According to William H. Wilson, the newly established associations of professional city planners, a new generation that replaced the old guard architect-planners like Burnham, never really warmed to the idea of civic art. These self-styled specialists did not appreciate the interference of architects, laypeople, and politicians, whom they perceived as meddlesome intruders, into their field. As city planning increasingly became the responsibility of municipal governments (therefore more bureaucratized and technical), it became increasingly common to denigrate the calls for urban beautification as the untutored opinions of misguided amateurs. At the First National Conference on City Planning, held in 1909, attempts to beautify cities were decried as exercises in “civic vanity” and “external adornment.” The bureaucrats and engineers felt that city planning should be concerned with engineering, economic efficiency, and social reform, not with aesthetics. They asserted that whatever functioned well would automatically produce a beautiful, or at least an acceptable, urban environment.

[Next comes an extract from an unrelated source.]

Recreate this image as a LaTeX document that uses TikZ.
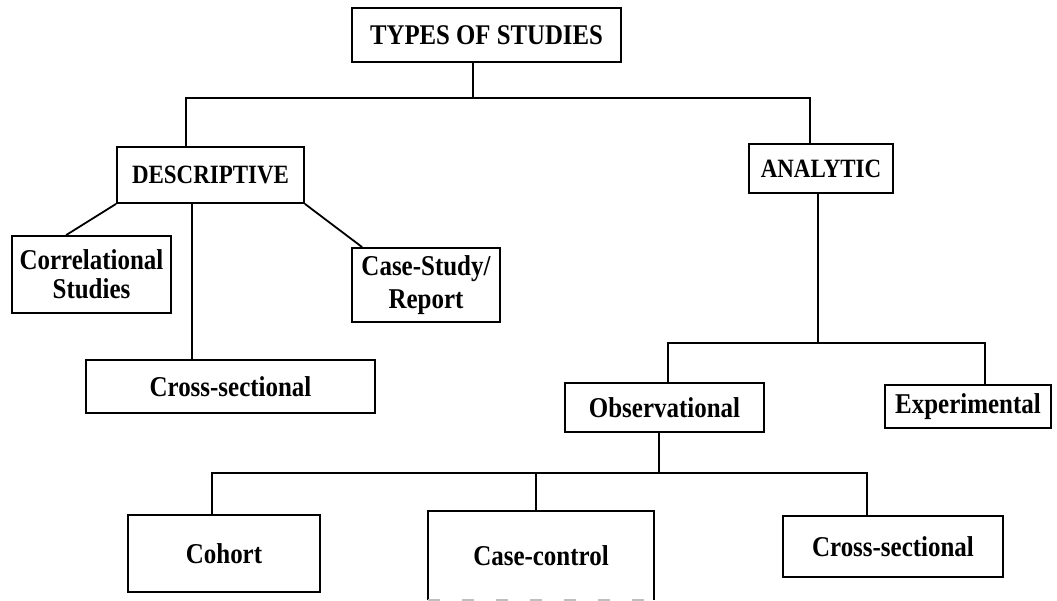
\documentclass[tikz,border=0pt]{standalone}
\usepackage{fontspec}
\setmainfont[FakeStretch=0.87]{Liberation Serif}
\usetikzlibrary{calc}
\tikzset{
  box/.style={draw, line width=1.8pt, inner sep=0pt, align=center,
    font=\bfseries\fontsize{28.7}{31}\selectfont},
  capbox/.style={box, font=\bfseries\fontsize{26.4}{30}\selectfont},
  link/.style={line width=1.8pt},
}
\begin{document}
\begin{tikzpicture}[x=1pt,y=-1pt]
\useasboundingbox (0,0) rectangle (1057,601);
% boxes
\node[box, font=\bfseries\fontsize{28.5}{30}\selectfont, minimum width=269pt, minimum height=54pt] (types) at (486.5,35) {TYPES OF STUDIES};
\node[capbox, minimum width=187pt, minimum height=56pt] (desc) at (210.5,175) {DESCRIPTIVE};
\node[capbox, minimum width=144pt, minimum height=49pt] (anal) at (821,168.5) {ANALYTIC};
\node[box, minimum width=159pt, minimum height=77pt, font=\bfseries\fontsize{28.7}{29}\selectfont] (corr) at (91.5,274.5) {Correlational\\Studies};
\node[box, minimum width=148pt, minimum height=74pt, font=\bfseries\fontsize{28.7}{33}\selectfont] (case) at (426,285) {Case-Study/\\Report};
\node[box, minimum width=289pt, minimum height=53pt] (cs1) at (230.5,386.5) {Cross-sectional};
\node[box, minimum width=199pt, minimum height=49pt] (obs) at (664.5,407.5) {Observational};
\node[box, minimum width=166pt, minimum height=43pt] (exp) at (968,406.5) {Experimental};
\node[box, minimum width=192pt, minimum height=77pt] (coh) at (224,553.5) {Cohort};
\node[box, draw=none, minimum width=224pt, minimum height=87pt] (cc) at (541,555.5) {Case-control};
\node[box, minimum width=220pt, minimum height=61pt] (cs2) at (893,546.5) {Cross-sectional};
% case-control outline (faint bottom edge)
\draw[link] (cc.south west) -- (cc.north west) -- (cc.north east) -- (cc.south east);
\draw[line width=1.8pt, black!25, dash pattern=on 12pt off 22pt] (cc.south west) -- (cc.south east);
% junction points
\coordinate (t1) at (473,98);
\coordinate (l1) at (186,98);
\coordinate (r1) at (810,98);
\coordinate (d1) at (192,0);
\coordinate (a1) at (818,343);
\coordinate (a2) at (668,343);
\coordinate (a3) at (985,343);
\coordinate (b1) at (659,473);
\coordinate (b2) at (212,473);
\coordinate (b3) at (867,473);
\coordinate (b4) at (536,473);
% connectors
\draw[link] (types.south -| t1) -- (t1);
\draw[link] (desc.north -| l1) -- (l1) -- (r1) -- (anal.north -| r1);
\draw[link] (desc.south -| d1) -- (cs1.north -| d1);
\draw[link] (desc.south west) -- ($(corr.north west)+(55,0)$);
\draw[link] (desc.south east) -- ($(case.north west)+(11,0)$);
\draw[link] (anal.south -| a1) -- (a1);
\draw[link] (obs.north -| a2) -- (a2) -- (a3) -- (exp.north -| a3);
\draw[link] (obs.south -| b1) -- (b1);
\draw[link] (coh.north -| b2) -- (b2) -- (b3) -- (cs2.north -| b3);
\draw[link] (b4) -- (cc.north -| b4);
\end{tikzpicture}
\end{document}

Our cities would not be “like that” after all. Perhaps the demise of civic art and the City Beautiful was inevitable, or at least foreordained. John Lukacs has characterized the fifty years after 1895 as “the bourgeois interlude: the half-century when American civilization was urban and urbane.” The ideal of civic art was in large part a reflection of the tastes and aspirations of an urbane bourgeoisie. Lukacs distinguishes between bourgeois and middle class, and maintains that the values of American urban culture, in particular, were bourgeois, “with a tinge of the patrician.” The desire for aesthetic rules, for polite urbanity, and for architectural decorum, as well as for sublimating private display for the sake of the public good, might be described as an attempt to translate bourgeois values into physical urban form. But the “civilized city” that Hegemann and Peets had called for in The American Virtruvius was not to be. The decline of the bourgeoisie and its replacement by a catch-all Middle America would take the American city in a very different direction.
I. In his 1909 Plan of Chicago, which I will discuss later, Daniel Burnham never uses the term “City Beautiful”; nor did Werner Hegemann and Elbert Peets in The American Vitruvius.
II. Although Burnham’s plan did not anticipate the mass ownership of cars and the effect that this would have on the downtown—production of Henry Ford’s Model T was started in 1908, but low prices did not come into effect until about 1914—he did accurately foresee that the automobile would accelerate the growth of the suburbs.